Me. I'm not saying that I'm all that important, mind you, but I do care.
― Kenan Hebert (kenan), Saturday, 22 February 2003 10:44 (twenty-three years ago)
oh you're right i must've got her confused with bette midler and liza minelli.
― chaki (chaki), Saturday, 22 February 2003 10:46 (twenty-three years ago)
― Kenan Hebert (kenan), Saturday, 22 February 2003 10:47 (twenty-three years ago)
― chaki (chaki), Saturday, 22 February 2003 10:53 (twenty-three years ago)
― Kenan Hebert (kenan), Saturday, 22 February 2003 10:55 (twenty-three years ago)
― chaki (chaki), Saturday, 22 February 2003 11:31 (twenty-three years ago)
I've always thought of it in that context, and initially thought of it as amusing, too, but if you listen to the entire song with that idea in mind, it actually makes it a much more powerful tune!
As for "she'll get kids into Jazz"- don't really matter what label she's on, only thing that her fans might take notice of is whom she namedrops, I think, which seems to be mostly Willie Nelson (and hey, that's good too!)
― Daniel_Rf (Daniel_Rf), Saturday, 22 February 2003 13:27 (twenty-three years ago)
― stevem (blueski), Saturday, 22 February 2003 13:36 (twenty-three years ago)
Plus, she's got a goth streak hiding beneath the pretty exterior.
And double plus, she's hot as fucking hell.
― Neudonym, Saturday, 22 February 2003 14:50 (twenty-three years ago)
But but but I like Hope Sandoval. Maybe I just need the guitars as well. ;-)
― Ned Raggett (Ned), Saturday, 22 February 2003 15:03 (twenty-three years ago)
It's not a rumour.
― Vic Funk, Saturday, 22 February 2003 15:07 (twenty-three years ago)
No one listening to her is going to go out and buy Carmen McCrae, Betty Carter or Sarah Vaughan, or the Boswell Sisters or Bessie Smith for that matter. This stuff is like hippie pizza, or a custom sandwich with BBQ-flavored tofu and jack cheese, the "Norah Jones."
― frank p. jones (frank p. jones), Saturday, 22 February 2003 15:35 (twenty-three years ago)
― naga_pampa (naga_pampa), Saturday, 22 February 2003 16:11 (twenty-three years ago)
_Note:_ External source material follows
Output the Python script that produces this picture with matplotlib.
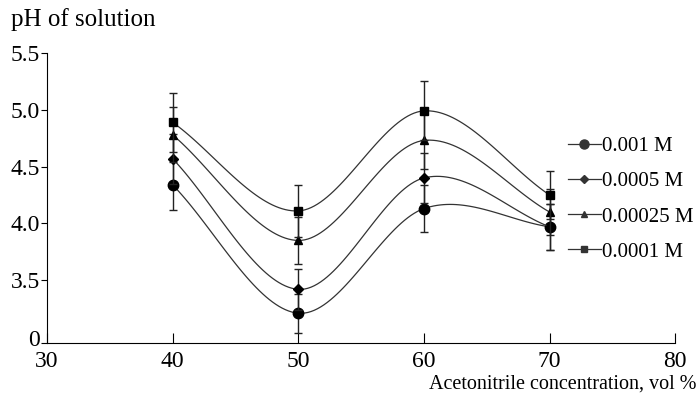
import numpy as np
import matplotlib
matplotlib.use("Agg")
import matplotlib.pyplot as plt
import matplotlib.transforms as mtransforms

plt.rcParams['font.family'] = ['Liberation Serif', 'DejaVu Serif']

# data
conc = [40, 50, 60, 70]
series_names = ['0.001 M', '0.0005 M', '0.00025 M', '0.0001 M']
ph_0001 = [4.34, 3.21, 4.13, 3.97]
ph_00005 = [4.57, 3.42, 4.40, 3.97]
ph_000025 = [4.78, 3.85, 4.73, 4.10]
ph_00001 = [4.89, 4.11, 4.99, 4.25]
err_0001 = [0.22, 0.17, 0.21, 0.20]
err_00005 = [0.22, 0.18, 0.22, 0.20]
err_000025 = [0.24, 0.21, 0.25, 0.20]
err_00001 = [0.26, 0.23, 0.26, 0.21]
y_ticks = [3.5, 4.0, 4.5, 5.0, 5.5]
y_bottom = 2.947  # broken axis, labelled "0"

markers = ['o', 'D', '^', 's']
msizes = [7.5, 5.5, 5.5, 6]
leg_sizes = [6.5, 4.5, 4.5, 5]


def smooth(x, y, n=40):
    # Catmull-Rom style smoothing (like spreadsheet smoothed lines)
    x = np.asarray(x, float)
    y = np.asarray(y, float)
    px = np.concatenate([[2 * x[0] - x[1]], x, [2 * x[-1] - x[-2]]])
    py = np.concatenate([[2 * y[0] - y[1]], y, [2 * y[-1] - y[-2]]])
    xs, ys = [], []
    t = np.linspace(0, 1, n)
    for i in range(1, len(px) - 2):
        for p, out in ((px, xs), (py, ys)):
            p0, p1, p2, p3 = p[i - 1], p[i], p[i + 1], p[i + 2]
            out.extend(0.5 * ((2 * p1) + (-p0 + p2) * t
                              + (2 * p0 - 5 * p1 + 4 * p2 - p3) * t ** 2
                              + (-p0 + 3 * p1 - 3 * p2 + p3) * t ** 3))
    return xs, ys


fig = plt.figure(figsize=(6.99, 3.98), dpi=100)
ax = fig.add_axes([0.067, 0.138, 0.899, 0.729])

all_y = [ph_0001, ph_00005, ph_000025, ph_00001]
all_e = [err_0001, err_00005, err_000025, err_00001]
for name, y, e, m, ms, ls in zip(series_names, all_y, all_e, markers, msizes, leg_sizes):
    sx, sy = smooth(conc, y)
    ax.plot(sx, sy, color='#333333', lw=0.9)
    ax.errorbar(conc, y, yerr=e, fmt='none', ecolor='#222222', elinewidth=1.0,
                capsize=3, capthick=1.0)
    ax.plot(conc, y, linestyle='none', marker=m, color='black', ms=ms)
    ax.plot([], [], color='#333333', lw=0.9, marker=m, ms=ls, label=name)

ax.set_xlim(30, 80)
ax.set_ylim(y_bottom, 5.5)
ax.set_xticks([30, 40, 50, 60, 70, 80])
ax.set_yticks([y_bottom] + y_ticks)
ax.set_yticklabels(['0'] + ['%.1f' % v for v in y_ticks])
ax.spines['top'].set_visible(False)
ax.spines['right'].set_visible(False)
ax.tick_params(axis='x', direction='in', length=7, labelsize=17, pad=6)
ax.tick_params(axis='y', direction='out', length=4, labelsize=17, pad=1)

# lift the "0" label a little, as in the original
zero_lbl = ax.get_yticklabels()[0]
zero_lbl.set_transform(zero_lbl.get_transform() +
                       mtransforms.ScaledTranslation(0, 5 / 100, fig.dpi_scale_trans))

fig.text(0.016, 0.922, 'pH of solution', fontsize=18, va='bottom')
fig.text(0.996, 0.012, 'Acetonitrile concentration, vol %', fontsize=14.5,
         ha='right', va='bottom')

ax.legend(loc='upper left', bbox_to_anchor=(0.812, 0.657),
          bbox_transform=fig.transFigure, frameon=False, borderpad=0,
          borderaxespad=0, fontsize=15, handlelength=1.6, handletextpad=0.05,
          labelspacing=0.75)

fig.savefig('out.png', dpi=100)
...and then they will see that Norah Jones isn't such a "jazz" artist after all.
V
― Venus Glow (1411), Saturday, 22 February 2003 16:31 (twenty-three years ago)
i thought it was 'don't know why i didn't call'! am i wrong or are you both wilfully mishearing?
― minna (minna), Saturday, 22 February 2003 16:54 (twenty-three years ago)
― Steph (Steph), Saturday, 22 February 2003 17:03 (twenty-three years ago)
I may be rationalizing or something here, but I think the key to getting Cassandra Wilson is to *ignore* the songs. A pomo-type thing. Focus on the arrangements.
I think it's awesome that some jazz finally made it to the crap-filled pop airwaves, maybe it will open some people's minds.
Naga Pampa, is "crap-filled pop airwaves" just an attitude on your part? Do you really not derive pleasure from anything there? Or are you worried about seeming stupid or uncool if yu admit doing so?
If Norah were "jazz" and not "pop" she wouldn't be on those airwaves, don'tcha think? "Jazz" (which derives in part from, but is not, pop music) can describe a tinge giving a certain tonal character (sophistication? airyness? gentility?) to pop music like Norah or (just to pick a random example, haha) the Dave Matthews Band.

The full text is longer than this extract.